The Full Due Diligence Checklist
Run through this checklist for every vendor you're evaluating for a significant commitment:
- Verified company operating history (3+ years preferred; Crunchbase, LinkedIn employee trends, Google News)
- Confirmed funding status and asked about acquisition conversations
- Called independent references (not vendor-provided) and asked about stability signals
- Requested and reviewed SOC 2 Type II report (or equivalent)
- Confirmed pen testing frequency and requested executive summary
- Asked about breach history — looking for transparency, not just the answer
- Reviewed subprocessor list and data residency options
- Read the contract fully — early termination, auto-renewal, data export, price escalation, support tier
- Negotiated termination for convenience with pro-rata refund before signing
- Confirmed free data export in standard formats at any time
- Tested the API documentation (or integration with specific tools your team uses)
- Called support pre-signature to test response time and quality
- Obtained actual support SLA data for past 90 days (not just targets)
- Confirmed offboarding process and migration documentation
- Completed vendor scorecard — no category below 2; overall above 2.5
Related Guides
These guides go deeper on specific areas covered in this framework:
- SaaS Vendor Lock-in: How SMBs Can Negotiate Better Contracts — in-depth breakdown of contract clauses and negotiation scripts for exit terms
- 12 Red Flags That Mean You Should Walk Away From an IT Vendor — the warning signs in the sales process that predict post-sale problems
- How to Negotiate Better IT Vendor Contracts — complete negotiation framework for pricing, SLAs, and implementation terms
- Cybersecurity Vendor Consolidation: Why SMBs Are Overpaying for Overlapping Tools — how to reduce vendor count and risk simultaneously
- How to Evaluate Vendor Management Software — once you've run due diligence, the right VMS keeps your vendor contracts, SLAs, and renewal dates tracked in one place
- Cloud vs. On-Premise: How to Choose the Right Deployment Model — the deployment decision that shapes your vendor's security posture, exit options, and total cost
Frequently Asked Questions
What is an IT vendor risk assessment?
A structured evaluation of a potential vendor before signing a contract. It covers financial stability, security posture, contract terms, integration capabilities, support SLAs, and exit options — surfacing risks that could cost your business money or disrupt operations after you've committed.

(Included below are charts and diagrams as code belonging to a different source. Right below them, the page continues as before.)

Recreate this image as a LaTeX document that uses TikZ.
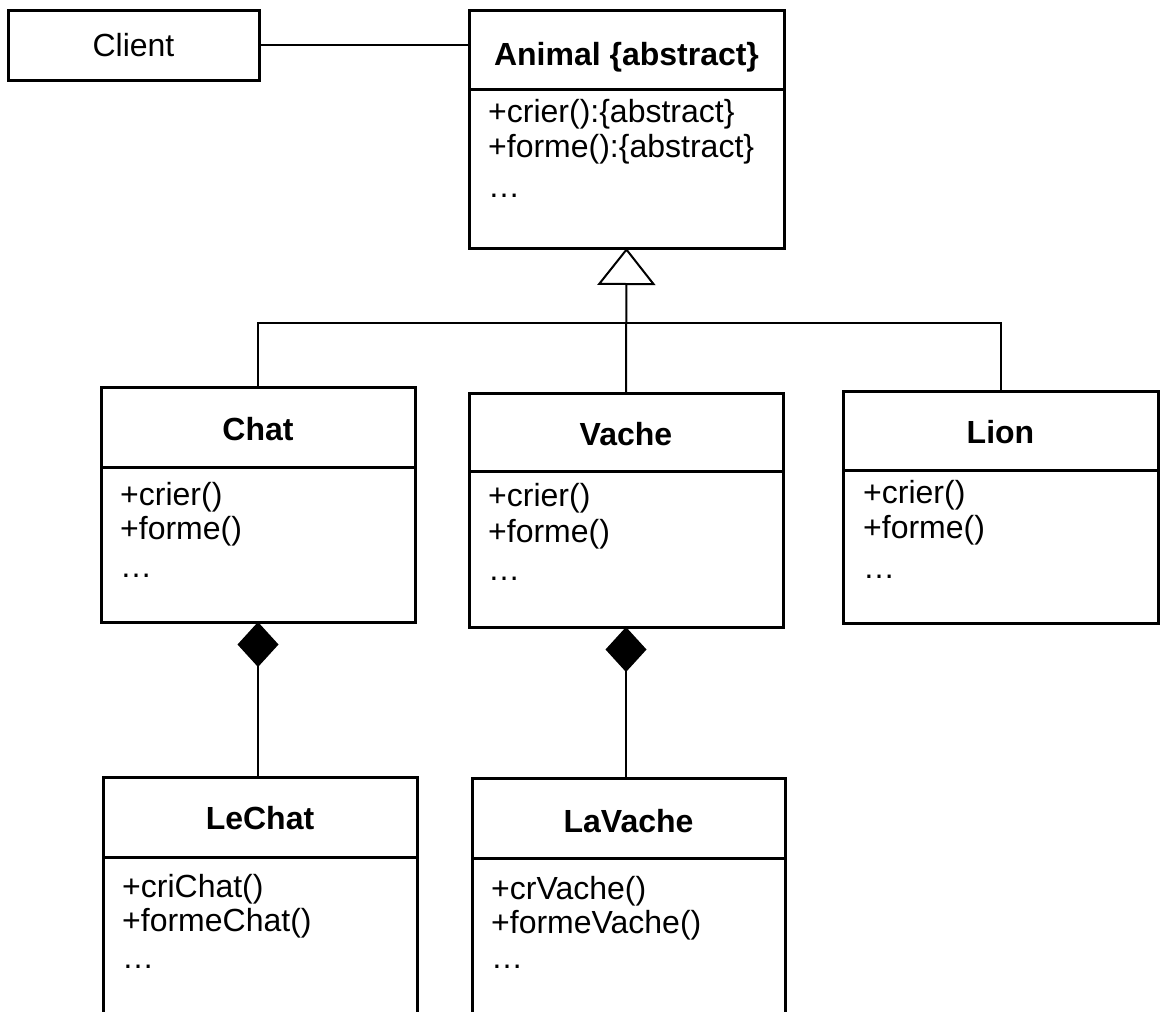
\documentclass[tikz,border=0pt]{standalone}
\usepackage{fontspec}
\setmainfont{Liberation Sans}
\usetikzlibrary{arrows.meta}

\tikzset{
  frame/.style={draw, line width=3pt, inner sep=0pt, outer sep=0pt},
  rule/.style={line width=3pt},
  link/.style={line width=2pt},
  titletext/.style={font=\fontsize{32}{38}\selectfont\bfseries, inner sep=0pt, anchor=base},
  membertext/.style={font=\fontsize{32}{38}\selectfont, inner sep=0pt, anchor=base west},
  inherit/.style={link, -{Triangle[open, length=37pt, width=58pt, fill=white]}},
  compose/.style={link, {Diamond[length=45pt, width=41pt]}-},
}

% #1 name, #2 left, #3 top, #4 right, #5 bottom, #6 divider, #7 title baseline, #8 title
\newcommand{\umlclass}[8]{%
  \node[frame, minimum width={#4-#2}, minimum height={#5-#3}] (#1) at ({(#2+#4)/2},{(#3+#5)/2}) {};
  \draw[rule] (#2,#6) -- (#4,#6);
  \node[titletext] (#1-title) at ({(#2+#4)/2},#7) {#8};
}
% #1 name, #2 x, #3..#5 baselines, #6..#8 lines
\newcommand{\umlmembers}[8]{%
  \node[membertext] (#1-m1) at (#2,#3) {#6};
  \node[membertext] (#1-m2) at (#2,#4) {#7};
  \node[membertext] (#1-m3) at (#2,#5) {#8};
}

\begin{document}
\begin{tikzpicture}[x=1pt, y=-1pt]
  \useasboundingbox (0,0) rectangle (1160,1012);
  \clip (0,0) rectangle (1160,1012);

  % client
  \node[frame, minimum width=251, minimum height=70, font=\fontsize{32}{38}\selectfont]
    (client) at (133.5,45) {Client};

  % abstract base class
  \umlclass{animal}{469}{10}{784}{248}{89}{65}{Animal \{abstract\}}
  \umlmembers{animal}{488}{122}{157}{197}{+crier():\{abstract\}}{+forme():\{abstract\}}{…}

  % concrete classes
  \umlclass{chat}{101}{387}{415}{622}{467}{440}{Chat}
  \umlmembers{chat}{120}{505}{539}{577}{+crier()}{+forme()}{…}

  \umlclass{vache}{469}{393}{783}{627}{471}{445}{Vache}
  \umlmembers{vache}{488}{506}{542}{580}{+crier()}{+forme()}{…}

  \umlclass{lion}{843}{391}{1158}{623}{470}{443}{Lion}
  \umlmembers{lion}{863}{503}{538}{578}{+crier()}{+forme()}{…}

  % component classes (open at the bottom)
  \umlclass{lechat}{103}{777}{417}{1060}{857}{829}{LeChat}
  \umlmembers{lechat}{122}{897}{931}{968}{+criChat()}{+formeChat()}{…}

  \umlclass{lavache}{472}{778}{785}{1060}{858}{832}{LaVache}
  \umlmembers{lavache}{491}{899}{933}{968}{+crVache()}{+formeVache()}{…}

  % association
  \draw[link] (client.east) -- (client.east -| animal.west);

  % inheritance tree
  \coordinate (bar) at (627,323);
  \draw[link] (chat.north) |- (bar) -| (lion.north);
  \draw[inherit] (vache.north) -- (animal.south);

  % compositions
  \draw[compose] (chat.south) -- (chat.south |- lechat.north);
  \draw[compose] (vache.south) -- (vache.south |- lavache.north);
\end{tikzpicture}
\end{document}
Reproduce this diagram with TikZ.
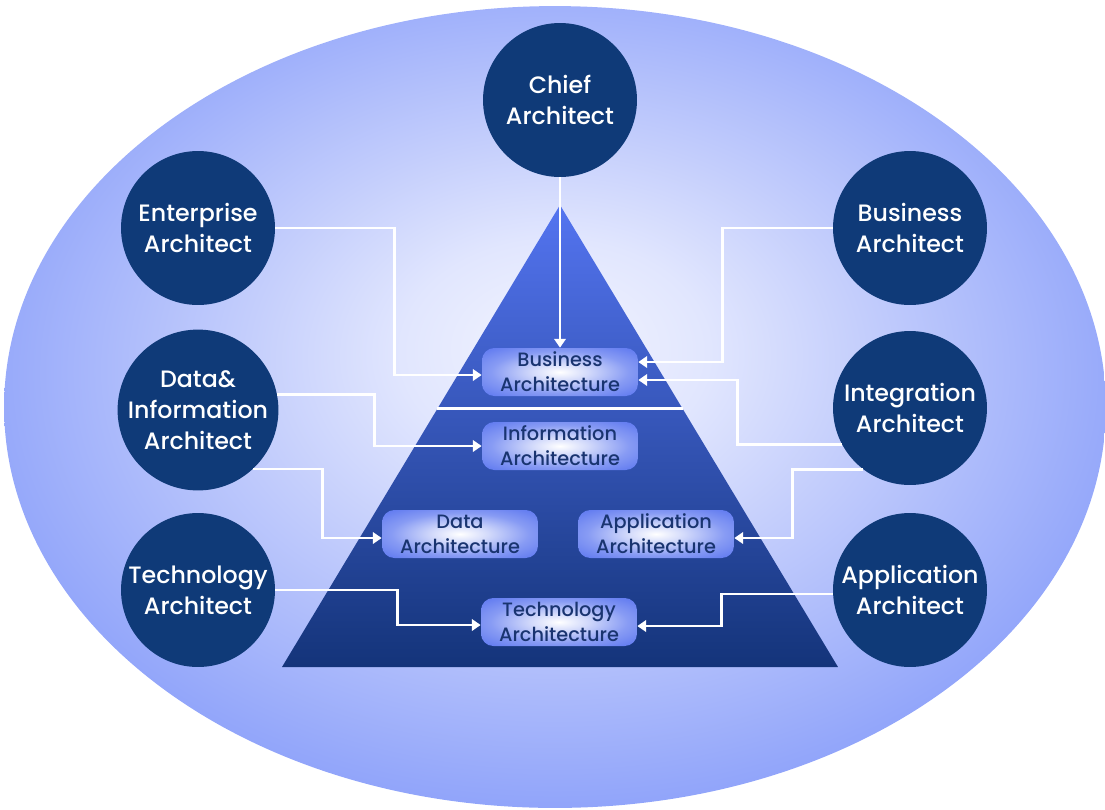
\documentclass[tikz,border=0pt]{standalone}
\usepackage{fontspec}
\setmainfont{Poppins}[UprightFont={* Medium}, BoldFont={* SemiBold}]
\usetikzlibrary{arrows.meta,calc}
\definecolor{navy}{RGB}{15,58,120}
\definecolor{bgA}{RGB}{242,244,255}
\definecolor{bgB}{RGB}{225,230,254}
\definecolor{bgC}{RGB}{196,206,252}
\definecolor{bgD}{RGB}{148,167,250}
\definecolor{bgE}{RGB}{116,140,248}
\definecolor{pyrtop}{RGB}{84,116,240}
\definecolor{pyrmid}{RGB}{44,84,192}
\definecolor{pyrbot}{RGB}{20,52,122}
\definecolor{boxedge}{RGB}{96,122,240}
\definecolor{boxtext}{RGB}{25,52,112}
\pgfdeclareradialshading{bgshade}{\pgfpoint{0bp}{4bp}}{color(0bp)=(bgA); color(7bp)=(bgB); color(14bp)=(bgC); color(26bp)=(bgD); color(35bp)=(bgE); color(50bp)=(bgE)}
\pgfdeclareradialshading{boxshade}{\pgfpoint{0bp}{0bp}}{color(0bp)=(white); color(9bp)=(white!72!boxedge); color(22bp)=(boxedge!75!white); color(34bp)=(boxedge); color(50bp)=(boxedge)}
\tikzset{
  role/.style={circle, fill=navy, minimum size=3.08cm, inner sep=0pt, text=white, align=center, font=\fontsize{13.5}{17.6}\selectfont},
  layer/.style={rounded corners=7pt, minimum width=3.12cm, minimum height=0.96cm, inner sep=0pt, shading=boxshade, text=boxtext, align=center, font=\fontsize{11}{14.3}\selectfont},
  conn/.style={draw=white, line width=1.6pt, -{Triangle[length=5pt,width=6.5pt]}}
}
\begin{document}
\begin{tikzpicture}[x=0.02cm, y=-0.02cm]
\useasboundingbox (0,0) rectangle (1105,809);
% background ellipse
\shade[shading=bgshade] (555,407) ellipse [x radius=11.02cm, y radius=8.02cm];
% pyramid
\shade[top color=pyrtop, middle color=pyrmid, bottom color=pyrbot] (560,205) -- (838,667) -- (282,667) -- cycle;
\draw[white, line width=1.7pt] (437,408) -- (683,408);
% roles
\node[role] (chief) at (560,100) {Chief\\Architect};
\node[role] (ent) at (198,228) {Enterprise\\Architect};
\node[role] (dia) at (198,410) {Data\&\\Information\\Architect};
\node[role] (tec) at (198,590) {Technology\\Architect};
\node[role] (bar) at (910,228) {Business\\Architect};
\node[role] (int) at (910,408) {Integration\\Architect};
\node[role] (apa) at (910,590) {Application\\Architect};
% layers
\node[layer] (busa) at (560,372) {Business\\Architecture};
\node[layer] (infa) at (560,446) {Information\\Architecture};
\node[layer] (data) at (460,534) {Data\\Architecture};
\node[layer] (appa) at (656,534) {Application\\Architecture};
\node[layer] (teca) at (559,622) {Technology\\Architecture};
% connectors
\draw[conn] (chief.south) -- (busa.north);
\draw[conn] (ent.east) -| ($(busa.west)+(-87,3)$) -- ($(busa.west)+(0,3)$);
\draw[conn] (bar.west) -| ($(busa.east)+(84,-10)$) -- ($(busa.east)+(0,-10)$);
\draw[conn] (int.208.7) -| ($(busa.east)+(99,8)$) -- ($(busa.east)+(0,8)$);
\draw[conn] (dia.11.2) -| ($(infa.west)+(-107,0)$) -- (infa.west);
\draw[conn] (dia.-47.8) -| ($(data.west)+(-59,4)$) -- ($(data.west)+(0,4)$);
\draw[conn] (int.233.6) -| ($(appa.east)+(58,4)$) -- ($(appa.east)+(0,4)$);
\draw[conn] (tec.east) -| ($(teca.west)+(-83,3)$) -- ($(teca.west)+(0,3)$);
\draw[conn] (apa.183.7) -| ($(teca.east)+(84,4)$) -- ($(teca.east)+(0,4)$);
\end{tikzpicture}
\end{document}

How long does vendor due diligence take?
For a significant contract (over $10,000/year or mission-critical system), plan 4–6 hours of work spread over 1–2 weeks — time to request documents, contact references, test support, and review contracts. For lower-stakes contracts, a streamlined version takes 1–2 hours. The time investment scales with the size and criticality of the commitment.

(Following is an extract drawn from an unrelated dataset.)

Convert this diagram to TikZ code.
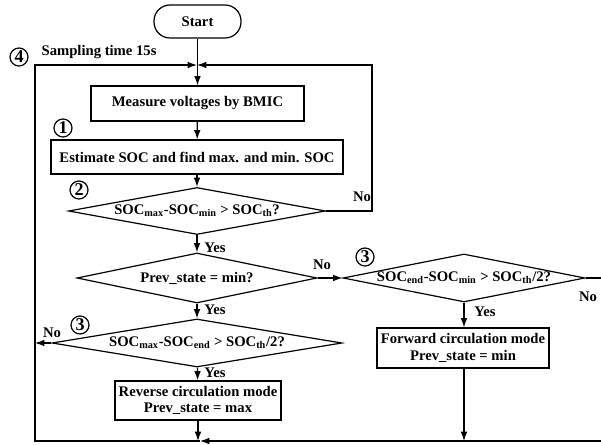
\documentclass[tikz,border=0pt]{standalone}
\usepackage{fontspec}
\setmainfont{Liberation Serif}
\usetikzlibrary{shapes.geometric,positioning,arrows.meta}
\tikzset{>={Latex[length=7pt,width=5pt]}}
\tikzset{font=\bfseries\fontsize{11}{12.5}\selectfont}
\newcommand{\ssub}[1]{\textsubscript{#1}}

\begin{document}
\begin{tikzpicture}[x=0.75pt,y=-0.75pt,line width=0.9pt,
    box/.style={draw, rectangle, inner sep=0pt, align=center},
    decision/.style={draw, diamond, inner sep=0pt},
    numcirc/.style={draw, circle, inner sep=0pt, minimum size=13.5pt,
      line width=0.9pt, font=\bfseries\fontsize{13.5}{13.5}\selectfont},
    lbl/.style={inner sep=0pt}]
  \useasboundingbox (0,0) rectangle (601,445);
  % blocks
  \node[box, rounded corners=12pt, minimum width=65.25pt, minimum height=24.75pt] (start) at (197.5,21.5) {Start};
  \node[box, minimum width=159.75pt, minimum height=26.25pt] (measure) at (197.5,103.5) {Measure voltages by BMIC};
  \node[box, minimum width=219pt, minimum height=25.5pt] (est) at (197,157) {Estimate SOC and find max. and min. SOC};
  \node[decision, minimum width=192.75pt, minimum height=35.25pt] (d1) at (197,211)
    {\makebox[0pt]{SOC\ssub{max}-SOC\ssub{min} > SOC\ssub{th}?}};
  \node[decision, minimum width=180pt, minimum height=37.5pt] (d2) at (197,278)
    {\makebox[0pt]{Prev\_state = min?}};
  \node[decision, minimum width=217.5pt, minimum height=36pt] (d3) at (197,343)
    {\makebox[0pt]{SOC\ssub{max}-SOC\ssub{end} > SOC\ssub{th}/2?}};
  \node[decision, minimum width=181.5pt, minimum height=36pt] (d4) at (464,278)
    {\makebox[0pt]{SOC\ssub{end}-SOC\ssub{min} > SOC\ssub{th}/2?}};
  \node[box, minimum width=124.5pt, minimum height=29.25pt] (rev) at (198,400.5)
    {Reverse circulation mode\\Prev\_state = max};
  \node[box, minimum width=129pt, minimum height=30pt] (fwd) at (463,348)
    {Forward circulation mode\\Prev\_state = min};

  % circled step numbers
  \node[numcirc] (n4) at (19,57) {4};
  \node[lbl, anchor=west] (samp) at (41,52) {Sampling time 15s};
  \node[numcirc] (n1) at (63,128) {1};
  \node[numcirc] (n2) at (79,190) {2};
  \node[numcirc] (n3a) at (80,325) {3};
  \node[numcirc] (n3b) at (365,257) {3};

  % branch labels
  \node[lbl] (no1) at (362,197) {No};
  \node[lbl] (yes1) at (215,248) {Yes};
  \node[lbl] (yes2) at (215,310) {Yes};
  \node[lbl] (yes3) at (215,373) {Yes};
  \node[lbl] (no2) at (322,265) {No};
  \node[lbl] (no3) at (52,333) {No};
  \node[lbl] (yes4) at (485,312) {Yes};
  \node[lbl] (no4) at (588,297) {No};

  % loop corners
  \coordinate (topjoin) at (197,65);
  \coordinate (loopr) at (372,65);
  \coordinate (loopl) at (35,65);
  \coordinate (botl) at (35,441);
  \coordinate (botr) at (601,441);
  \coordinate (botjoin) at (200,441);

  % connectors
  \draw[->] (start) -- (measure);
  \draw[->] (measure) -- (est);
  \draw[->] (est) -- (d1);
  \draw[->] (d1) -- (d2);
  \draw[->] (d2) -- (d3);
  \draw[->] (d3) -- (rev);
  \draw[->] (d2.east) -- (d4.west);
  \draw[->] (d4.south) -- (d4.south |- fwd.north);
  \draw[->] (d1.east) -| (loopr) -- (topjoin);
  \draw[->] (botjoin) -- (botl) -- (loopl) -- (topjoin);
  \draw[->] (botr) -- (botjoin);
  \draw[->] (d3.west) -- (d3.west -| loopl);
  \draw[->] (rev) -- (rev |- botl);
  \draw[->] (fwd.south -| d4.south) -- (d4.south |- botl);
  \draw (d4.east) -- (d4.east -| botr);
\end{tikzpicture}
\end{document}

What's the most important thing to check in vendor due diligence?
Contract terms, specifically termination rights and data export. A vendor can be financially stable, technically excellent, and well-supported — but if you can't exit without a $25,000 penalty and your data is held hostage, none of those strengths matter when you need to switch. Check the exit before you commit to the entry.

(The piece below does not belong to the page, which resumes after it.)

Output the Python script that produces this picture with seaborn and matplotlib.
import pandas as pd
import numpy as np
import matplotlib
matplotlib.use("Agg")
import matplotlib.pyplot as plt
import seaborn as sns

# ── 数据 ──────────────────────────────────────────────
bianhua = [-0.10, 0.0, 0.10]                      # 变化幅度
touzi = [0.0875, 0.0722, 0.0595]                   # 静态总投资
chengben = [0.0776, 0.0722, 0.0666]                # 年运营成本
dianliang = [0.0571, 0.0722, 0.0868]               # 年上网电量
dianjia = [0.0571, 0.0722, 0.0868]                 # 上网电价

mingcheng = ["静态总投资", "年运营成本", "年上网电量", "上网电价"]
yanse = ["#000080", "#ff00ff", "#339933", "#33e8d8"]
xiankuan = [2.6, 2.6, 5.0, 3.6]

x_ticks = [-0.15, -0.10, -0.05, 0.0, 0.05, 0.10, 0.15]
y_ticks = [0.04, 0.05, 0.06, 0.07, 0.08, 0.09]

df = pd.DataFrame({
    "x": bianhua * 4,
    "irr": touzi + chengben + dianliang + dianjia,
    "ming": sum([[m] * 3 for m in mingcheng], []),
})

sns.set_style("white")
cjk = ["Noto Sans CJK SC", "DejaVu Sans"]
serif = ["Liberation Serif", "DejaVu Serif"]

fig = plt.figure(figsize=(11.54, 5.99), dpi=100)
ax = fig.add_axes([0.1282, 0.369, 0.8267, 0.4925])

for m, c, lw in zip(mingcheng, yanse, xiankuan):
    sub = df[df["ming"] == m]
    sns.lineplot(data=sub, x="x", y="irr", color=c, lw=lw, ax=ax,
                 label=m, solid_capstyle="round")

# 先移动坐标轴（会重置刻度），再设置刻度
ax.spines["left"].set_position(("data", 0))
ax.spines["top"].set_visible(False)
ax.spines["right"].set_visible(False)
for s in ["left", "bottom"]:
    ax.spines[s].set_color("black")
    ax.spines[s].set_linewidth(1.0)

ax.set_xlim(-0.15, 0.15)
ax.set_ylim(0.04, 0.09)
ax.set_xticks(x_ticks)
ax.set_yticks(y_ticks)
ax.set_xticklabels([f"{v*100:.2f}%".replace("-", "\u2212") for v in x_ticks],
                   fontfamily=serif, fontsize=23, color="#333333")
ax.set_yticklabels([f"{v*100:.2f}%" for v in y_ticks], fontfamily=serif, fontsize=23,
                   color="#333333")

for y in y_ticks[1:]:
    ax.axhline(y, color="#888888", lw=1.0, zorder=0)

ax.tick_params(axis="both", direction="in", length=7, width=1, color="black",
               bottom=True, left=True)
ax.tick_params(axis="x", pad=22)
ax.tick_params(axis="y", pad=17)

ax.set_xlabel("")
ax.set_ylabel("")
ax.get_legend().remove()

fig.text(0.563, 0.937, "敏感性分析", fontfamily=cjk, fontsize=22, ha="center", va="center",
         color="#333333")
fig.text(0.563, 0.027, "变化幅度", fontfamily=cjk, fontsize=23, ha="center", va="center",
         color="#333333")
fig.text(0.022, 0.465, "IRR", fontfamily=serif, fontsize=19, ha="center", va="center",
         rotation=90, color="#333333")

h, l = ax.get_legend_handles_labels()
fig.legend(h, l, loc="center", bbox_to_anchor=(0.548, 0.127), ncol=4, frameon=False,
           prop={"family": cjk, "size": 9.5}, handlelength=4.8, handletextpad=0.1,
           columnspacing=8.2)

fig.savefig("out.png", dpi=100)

Do I need a lawyer to review an IT vendor contract?
For contracts over $50,000/year or with complex liability clauses, yes. For smaller contracts, you can do a competent review yourself using the checklist above — focus on the five clauses: early termination penalty, auto-renewal terms, data export rights, price escalation, and termination for convenience. Most red flags are obvious once you know what to look for.
What's the difference between vendor evaluation and vendor due diligence?
Vendor evaluation compares vendors on features, pricing, and fit. Vendor due diligence assesses risk — whether the vendor is financially stable, whether the contract protects your interests, whether their security posture is adequate. Most SMBs do evaluation. Few do due diligence. The combination is what enterprise buyers do before every significant commitment.